**Provided information:**
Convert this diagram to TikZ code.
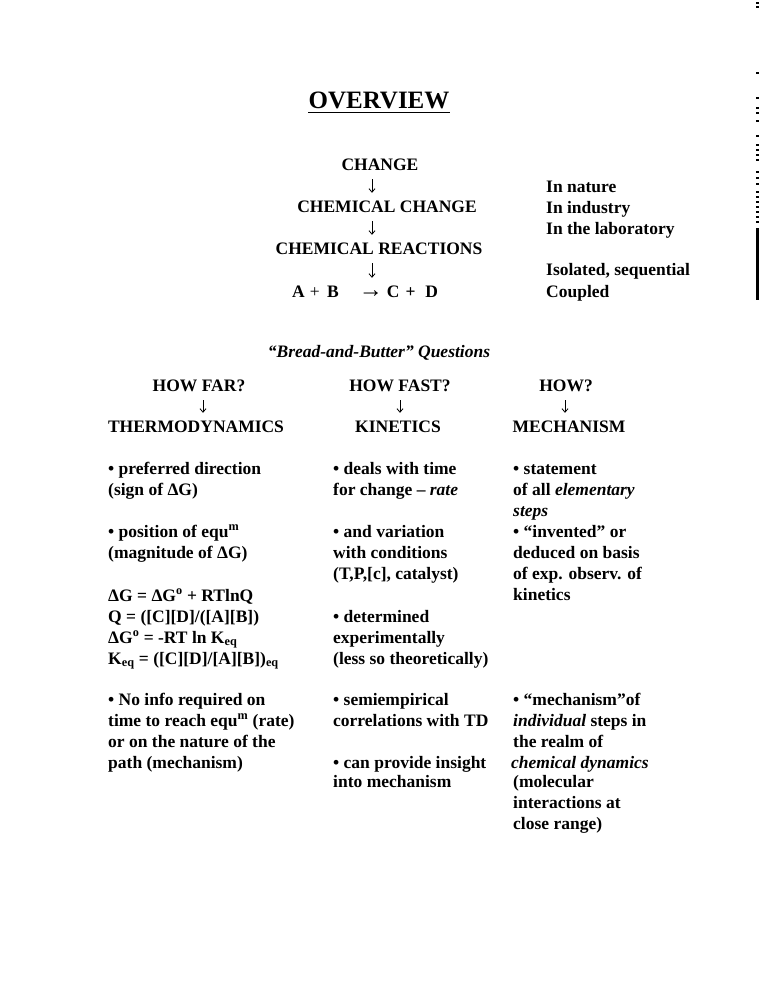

--

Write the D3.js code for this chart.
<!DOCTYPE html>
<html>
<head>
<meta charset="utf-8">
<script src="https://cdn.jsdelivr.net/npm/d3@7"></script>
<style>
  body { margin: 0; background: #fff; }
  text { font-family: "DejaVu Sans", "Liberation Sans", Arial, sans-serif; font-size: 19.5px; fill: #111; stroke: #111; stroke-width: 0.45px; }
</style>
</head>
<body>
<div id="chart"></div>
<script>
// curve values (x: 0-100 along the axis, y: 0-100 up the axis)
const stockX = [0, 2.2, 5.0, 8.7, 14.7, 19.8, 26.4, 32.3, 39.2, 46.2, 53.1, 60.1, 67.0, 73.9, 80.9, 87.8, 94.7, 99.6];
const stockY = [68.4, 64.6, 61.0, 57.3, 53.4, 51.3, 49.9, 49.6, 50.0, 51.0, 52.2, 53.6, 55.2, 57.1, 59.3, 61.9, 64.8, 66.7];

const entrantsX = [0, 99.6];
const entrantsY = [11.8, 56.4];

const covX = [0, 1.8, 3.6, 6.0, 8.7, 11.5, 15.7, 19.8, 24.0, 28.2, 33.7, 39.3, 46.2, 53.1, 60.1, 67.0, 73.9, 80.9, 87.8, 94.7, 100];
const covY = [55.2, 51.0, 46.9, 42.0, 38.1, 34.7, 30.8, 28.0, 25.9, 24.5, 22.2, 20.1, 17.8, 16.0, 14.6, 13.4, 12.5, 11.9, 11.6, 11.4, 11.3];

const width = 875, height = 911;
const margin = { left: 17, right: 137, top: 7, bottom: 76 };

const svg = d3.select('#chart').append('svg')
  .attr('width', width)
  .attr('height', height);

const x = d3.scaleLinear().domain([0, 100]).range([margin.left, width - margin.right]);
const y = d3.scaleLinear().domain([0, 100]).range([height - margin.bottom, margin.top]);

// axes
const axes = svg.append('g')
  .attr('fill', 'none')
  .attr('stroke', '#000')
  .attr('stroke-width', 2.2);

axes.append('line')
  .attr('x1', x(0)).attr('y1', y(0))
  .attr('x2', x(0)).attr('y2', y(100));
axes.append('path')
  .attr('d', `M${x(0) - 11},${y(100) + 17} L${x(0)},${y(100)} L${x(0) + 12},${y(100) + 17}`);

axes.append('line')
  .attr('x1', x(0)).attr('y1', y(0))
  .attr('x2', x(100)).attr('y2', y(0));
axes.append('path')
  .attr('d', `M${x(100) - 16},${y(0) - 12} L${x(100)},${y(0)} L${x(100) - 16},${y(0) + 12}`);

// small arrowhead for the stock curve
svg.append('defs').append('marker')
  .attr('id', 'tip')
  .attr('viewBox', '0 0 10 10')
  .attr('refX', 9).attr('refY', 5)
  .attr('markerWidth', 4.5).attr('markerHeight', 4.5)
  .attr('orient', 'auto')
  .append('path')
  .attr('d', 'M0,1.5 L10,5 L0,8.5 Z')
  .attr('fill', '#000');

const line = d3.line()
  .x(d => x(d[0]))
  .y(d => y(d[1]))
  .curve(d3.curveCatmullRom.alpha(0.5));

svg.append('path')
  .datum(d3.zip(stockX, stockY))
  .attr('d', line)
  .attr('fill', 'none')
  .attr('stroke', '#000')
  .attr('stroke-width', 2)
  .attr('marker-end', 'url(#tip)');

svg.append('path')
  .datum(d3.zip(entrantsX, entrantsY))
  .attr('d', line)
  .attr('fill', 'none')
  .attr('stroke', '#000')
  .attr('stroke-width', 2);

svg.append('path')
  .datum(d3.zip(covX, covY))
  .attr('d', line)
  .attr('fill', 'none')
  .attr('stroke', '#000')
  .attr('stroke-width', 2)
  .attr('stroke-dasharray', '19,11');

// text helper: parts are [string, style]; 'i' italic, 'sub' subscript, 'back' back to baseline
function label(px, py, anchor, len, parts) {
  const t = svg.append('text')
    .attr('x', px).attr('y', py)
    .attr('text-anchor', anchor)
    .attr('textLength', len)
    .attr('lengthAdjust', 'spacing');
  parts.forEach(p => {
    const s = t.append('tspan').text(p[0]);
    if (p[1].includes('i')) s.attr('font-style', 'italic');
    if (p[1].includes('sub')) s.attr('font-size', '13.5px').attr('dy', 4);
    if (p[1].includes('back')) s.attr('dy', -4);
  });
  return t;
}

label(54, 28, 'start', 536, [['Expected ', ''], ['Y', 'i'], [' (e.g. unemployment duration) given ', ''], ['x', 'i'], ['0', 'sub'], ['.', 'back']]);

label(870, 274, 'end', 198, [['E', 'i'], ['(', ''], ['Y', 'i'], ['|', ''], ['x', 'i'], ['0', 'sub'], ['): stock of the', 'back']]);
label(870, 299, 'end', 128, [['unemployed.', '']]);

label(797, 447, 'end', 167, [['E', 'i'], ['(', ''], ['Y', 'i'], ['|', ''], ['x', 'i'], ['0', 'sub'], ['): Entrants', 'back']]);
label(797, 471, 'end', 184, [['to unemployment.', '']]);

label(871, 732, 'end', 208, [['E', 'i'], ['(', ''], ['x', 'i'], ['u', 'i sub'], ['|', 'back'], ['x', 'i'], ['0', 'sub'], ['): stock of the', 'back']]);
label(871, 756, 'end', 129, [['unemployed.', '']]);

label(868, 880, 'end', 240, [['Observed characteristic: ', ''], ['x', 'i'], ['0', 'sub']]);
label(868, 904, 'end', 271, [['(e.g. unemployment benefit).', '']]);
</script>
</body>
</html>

**Goal of the exercise:** Extract the lines from the line with "Write the D3.js code for this chart." through the line with "const entrantsY = [11.8, 56.4];". Keep both of those lines, copy everything exactly, and add nothing.

**Solution to this problem:**
Write the D3.js code for this chart.
<!DOCTYPE html>
<html>
<head>
<meta charset="utf-8">
<script src="https://cdn.jsdelivr.net/npm/d3@7"></script>
<style>
  body { margin: 0; background: #fff; }
  text { font-family: "DejaVu Sans", "Liberation Sans", Arial, sans-serif; font-size: 19.5px; fill: #111; stroke: #111; stroke-width: 0.45px; }
</style>
</head>
<body>
<div id="chart"></div>
<script>
// curve values (x: 0-100 along the axis, y: 0-100 up the axis)
const stockX = [0, 2.2, 5.0, 8.7, 14.7, 19.8, 26.4, 32.3, 39.2, 46.2, 53.1, 60.1, 67.0, 73.9, 80.9, 87.8, 94.7, 99.6];
const stockY = [68.4, 64.6, 61.0, 57.3, 53.4, 51.3, 49.9, 49.6, 50.0, 51.0, 52.2, 53.6, 55.2, 57.1, 59.3, 61.9, 64.8, 66.7];

const entrantsX = [0, 99.6];
const entrantsY = [11.8, 56.4];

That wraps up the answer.